Directive:
Can you set down, exactly as they appear below, the lines from the opening of the material through the one bearing "from matplotlib.patches import Patch", minus the pictures?

# START OF Recorded information

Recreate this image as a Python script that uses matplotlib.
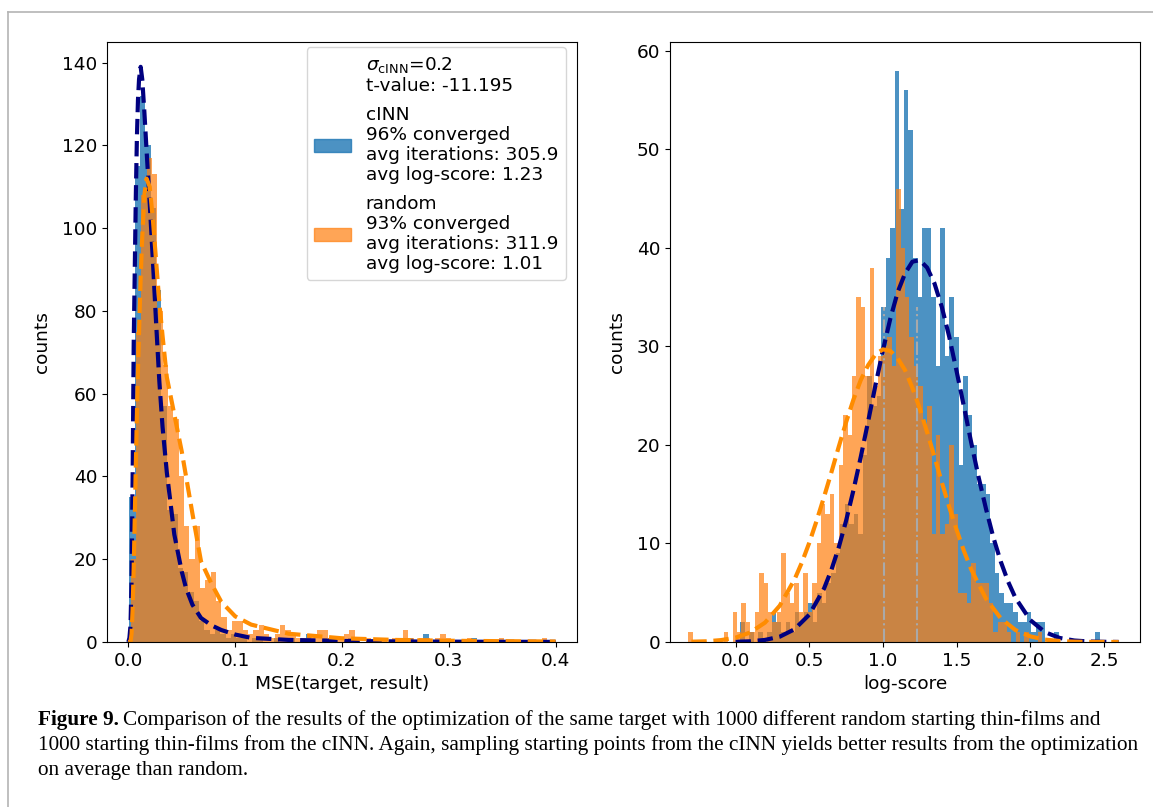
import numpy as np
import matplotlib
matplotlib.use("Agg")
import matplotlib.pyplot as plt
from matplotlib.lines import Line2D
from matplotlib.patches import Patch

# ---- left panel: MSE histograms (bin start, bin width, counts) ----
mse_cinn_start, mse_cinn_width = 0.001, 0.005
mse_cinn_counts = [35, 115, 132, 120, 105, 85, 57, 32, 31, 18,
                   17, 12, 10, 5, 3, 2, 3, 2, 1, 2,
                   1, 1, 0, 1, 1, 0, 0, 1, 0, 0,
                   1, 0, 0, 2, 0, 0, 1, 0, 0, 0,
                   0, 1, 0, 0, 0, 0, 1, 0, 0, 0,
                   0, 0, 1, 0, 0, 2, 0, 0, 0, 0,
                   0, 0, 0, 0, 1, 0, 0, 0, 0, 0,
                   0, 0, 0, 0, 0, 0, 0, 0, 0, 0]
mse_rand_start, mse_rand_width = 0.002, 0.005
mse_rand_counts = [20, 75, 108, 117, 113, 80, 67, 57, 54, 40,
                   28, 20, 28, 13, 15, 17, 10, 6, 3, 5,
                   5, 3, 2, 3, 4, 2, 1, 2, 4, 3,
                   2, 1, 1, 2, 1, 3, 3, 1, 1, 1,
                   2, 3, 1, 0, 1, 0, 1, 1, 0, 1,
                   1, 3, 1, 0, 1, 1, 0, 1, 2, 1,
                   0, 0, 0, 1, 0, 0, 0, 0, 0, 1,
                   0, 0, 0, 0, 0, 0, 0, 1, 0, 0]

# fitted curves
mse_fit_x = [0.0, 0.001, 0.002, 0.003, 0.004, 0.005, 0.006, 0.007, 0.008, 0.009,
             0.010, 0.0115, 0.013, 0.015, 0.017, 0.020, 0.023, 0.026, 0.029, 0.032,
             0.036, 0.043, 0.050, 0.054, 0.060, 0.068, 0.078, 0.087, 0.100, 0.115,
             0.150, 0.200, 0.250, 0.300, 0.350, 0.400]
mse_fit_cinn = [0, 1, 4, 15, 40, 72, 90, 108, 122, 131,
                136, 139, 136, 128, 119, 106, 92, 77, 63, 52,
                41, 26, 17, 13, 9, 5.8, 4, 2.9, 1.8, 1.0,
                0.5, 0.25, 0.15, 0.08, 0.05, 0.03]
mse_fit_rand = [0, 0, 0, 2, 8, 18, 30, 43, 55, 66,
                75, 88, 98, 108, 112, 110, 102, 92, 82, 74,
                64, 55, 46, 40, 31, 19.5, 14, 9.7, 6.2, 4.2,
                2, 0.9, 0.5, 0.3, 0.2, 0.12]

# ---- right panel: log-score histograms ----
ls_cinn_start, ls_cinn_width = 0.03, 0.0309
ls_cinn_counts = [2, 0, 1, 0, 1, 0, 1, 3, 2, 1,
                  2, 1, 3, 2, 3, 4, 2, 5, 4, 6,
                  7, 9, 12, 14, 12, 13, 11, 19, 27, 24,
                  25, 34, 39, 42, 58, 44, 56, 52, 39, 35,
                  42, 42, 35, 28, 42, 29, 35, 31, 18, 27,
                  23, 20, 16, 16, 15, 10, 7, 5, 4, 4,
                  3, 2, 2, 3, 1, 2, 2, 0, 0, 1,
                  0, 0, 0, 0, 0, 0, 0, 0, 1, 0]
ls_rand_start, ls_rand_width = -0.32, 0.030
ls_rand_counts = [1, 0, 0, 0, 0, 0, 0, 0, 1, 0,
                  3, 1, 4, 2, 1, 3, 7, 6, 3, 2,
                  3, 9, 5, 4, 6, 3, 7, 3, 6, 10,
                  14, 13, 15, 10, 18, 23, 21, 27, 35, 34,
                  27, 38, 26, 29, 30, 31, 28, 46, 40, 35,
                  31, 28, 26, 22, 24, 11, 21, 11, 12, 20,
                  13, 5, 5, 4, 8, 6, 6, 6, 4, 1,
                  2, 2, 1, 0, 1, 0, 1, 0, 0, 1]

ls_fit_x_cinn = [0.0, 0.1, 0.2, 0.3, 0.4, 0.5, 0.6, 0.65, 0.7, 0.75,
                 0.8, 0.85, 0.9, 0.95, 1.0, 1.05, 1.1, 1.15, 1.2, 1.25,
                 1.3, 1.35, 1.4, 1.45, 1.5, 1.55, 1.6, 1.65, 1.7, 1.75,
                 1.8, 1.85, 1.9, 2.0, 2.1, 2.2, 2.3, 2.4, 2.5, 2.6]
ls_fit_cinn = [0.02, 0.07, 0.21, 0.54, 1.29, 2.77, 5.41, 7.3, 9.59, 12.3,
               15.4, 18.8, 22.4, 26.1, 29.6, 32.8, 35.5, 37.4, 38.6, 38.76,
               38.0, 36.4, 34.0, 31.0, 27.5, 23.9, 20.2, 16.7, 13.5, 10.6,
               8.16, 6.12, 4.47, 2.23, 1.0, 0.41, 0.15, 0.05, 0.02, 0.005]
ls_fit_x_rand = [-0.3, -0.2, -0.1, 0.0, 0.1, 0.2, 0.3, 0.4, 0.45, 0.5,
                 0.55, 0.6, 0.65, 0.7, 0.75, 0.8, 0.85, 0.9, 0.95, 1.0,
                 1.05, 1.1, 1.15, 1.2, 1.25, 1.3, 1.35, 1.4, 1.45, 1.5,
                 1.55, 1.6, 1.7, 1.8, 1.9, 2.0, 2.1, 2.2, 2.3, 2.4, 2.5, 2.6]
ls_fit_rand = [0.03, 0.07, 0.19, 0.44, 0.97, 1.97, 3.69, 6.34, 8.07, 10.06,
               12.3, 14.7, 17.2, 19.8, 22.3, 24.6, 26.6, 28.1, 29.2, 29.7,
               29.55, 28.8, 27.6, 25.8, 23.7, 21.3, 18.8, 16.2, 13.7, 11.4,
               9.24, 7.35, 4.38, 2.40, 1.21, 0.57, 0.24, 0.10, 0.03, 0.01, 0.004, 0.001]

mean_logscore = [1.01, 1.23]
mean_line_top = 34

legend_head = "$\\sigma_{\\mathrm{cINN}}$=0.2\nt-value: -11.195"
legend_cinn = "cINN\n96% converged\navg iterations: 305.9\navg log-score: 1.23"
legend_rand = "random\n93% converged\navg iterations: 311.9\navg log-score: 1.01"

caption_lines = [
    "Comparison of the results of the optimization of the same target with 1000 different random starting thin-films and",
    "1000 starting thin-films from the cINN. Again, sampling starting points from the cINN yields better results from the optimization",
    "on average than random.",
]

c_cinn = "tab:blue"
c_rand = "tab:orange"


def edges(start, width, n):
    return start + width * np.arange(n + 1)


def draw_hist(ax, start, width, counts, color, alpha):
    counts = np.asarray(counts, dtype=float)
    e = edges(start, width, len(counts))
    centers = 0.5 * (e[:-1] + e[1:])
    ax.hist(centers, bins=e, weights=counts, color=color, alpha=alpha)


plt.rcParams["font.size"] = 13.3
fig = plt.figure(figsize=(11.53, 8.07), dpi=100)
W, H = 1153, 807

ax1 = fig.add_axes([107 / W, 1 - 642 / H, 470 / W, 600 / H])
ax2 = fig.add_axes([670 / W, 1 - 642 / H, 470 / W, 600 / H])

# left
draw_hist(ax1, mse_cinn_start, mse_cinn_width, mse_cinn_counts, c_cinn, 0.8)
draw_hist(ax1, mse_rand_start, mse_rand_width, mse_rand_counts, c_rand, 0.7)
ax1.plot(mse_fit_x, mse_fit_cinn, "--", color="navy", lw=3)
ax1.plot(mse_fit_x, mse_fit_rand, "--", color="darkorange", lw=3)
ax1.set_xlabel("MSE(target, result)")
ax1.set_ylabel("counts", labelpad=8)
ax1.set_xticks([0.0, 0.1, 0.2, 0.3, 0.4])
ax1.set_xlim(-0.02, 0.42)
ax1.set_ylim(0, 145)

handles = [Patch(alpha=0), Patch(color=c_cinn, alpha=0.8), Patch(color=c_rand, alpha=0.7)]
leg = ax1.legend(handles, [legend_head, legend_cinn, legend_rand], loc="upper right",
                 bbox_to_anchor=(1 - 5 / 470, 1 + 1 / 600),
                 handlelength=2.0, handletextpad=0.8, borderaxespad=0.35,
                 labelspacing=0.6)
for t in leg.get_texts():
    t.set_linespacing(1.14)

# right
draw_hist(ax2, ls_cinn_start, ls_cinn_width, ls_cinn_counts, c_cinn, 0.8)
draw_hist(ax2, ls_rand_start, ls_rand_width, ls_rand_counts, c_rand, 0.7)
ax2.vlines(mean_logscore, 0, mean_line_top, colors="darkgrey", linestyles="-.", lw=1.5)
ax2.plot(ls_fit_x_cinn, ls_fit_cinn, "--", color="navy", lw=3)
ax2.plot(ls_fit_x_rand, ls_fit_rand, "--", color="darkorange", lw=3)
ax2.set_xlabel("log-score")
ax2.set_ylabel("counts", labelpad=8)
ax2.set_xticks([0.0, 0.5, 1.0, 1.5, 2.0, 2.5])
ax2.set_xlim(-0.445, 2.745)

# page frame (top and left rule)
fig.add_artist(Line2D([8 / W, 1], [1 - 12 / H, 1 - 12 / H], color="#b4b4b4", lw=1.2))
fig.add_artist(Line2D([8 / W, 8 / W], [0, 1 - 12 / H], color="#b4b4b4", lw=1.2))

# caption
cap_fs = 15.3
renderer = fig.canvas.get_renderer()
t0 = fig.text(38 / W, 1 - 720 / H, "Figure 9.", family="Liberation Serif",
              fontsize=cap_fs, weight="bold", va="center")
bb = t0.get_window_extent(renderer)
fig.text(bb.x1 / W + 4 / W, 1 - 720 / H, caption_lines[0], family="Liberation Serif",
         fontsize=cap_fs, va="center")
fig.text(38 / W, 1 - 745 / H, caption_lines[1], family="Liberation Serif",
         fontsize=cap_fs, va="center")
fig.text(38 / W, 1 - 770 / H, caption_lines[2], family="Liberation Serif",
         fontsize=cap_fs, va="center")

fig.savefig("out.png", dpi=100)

# END OF Recorded information

Task solution:
Recreate this image as a Python script that uses matplotlib.
import numpy as np
import matplotlib
matplotlib.use("Agg")
import matplotlib.pyplot as plt
from matplotlib.lines import Line2D
from matplotlib.patches import Patch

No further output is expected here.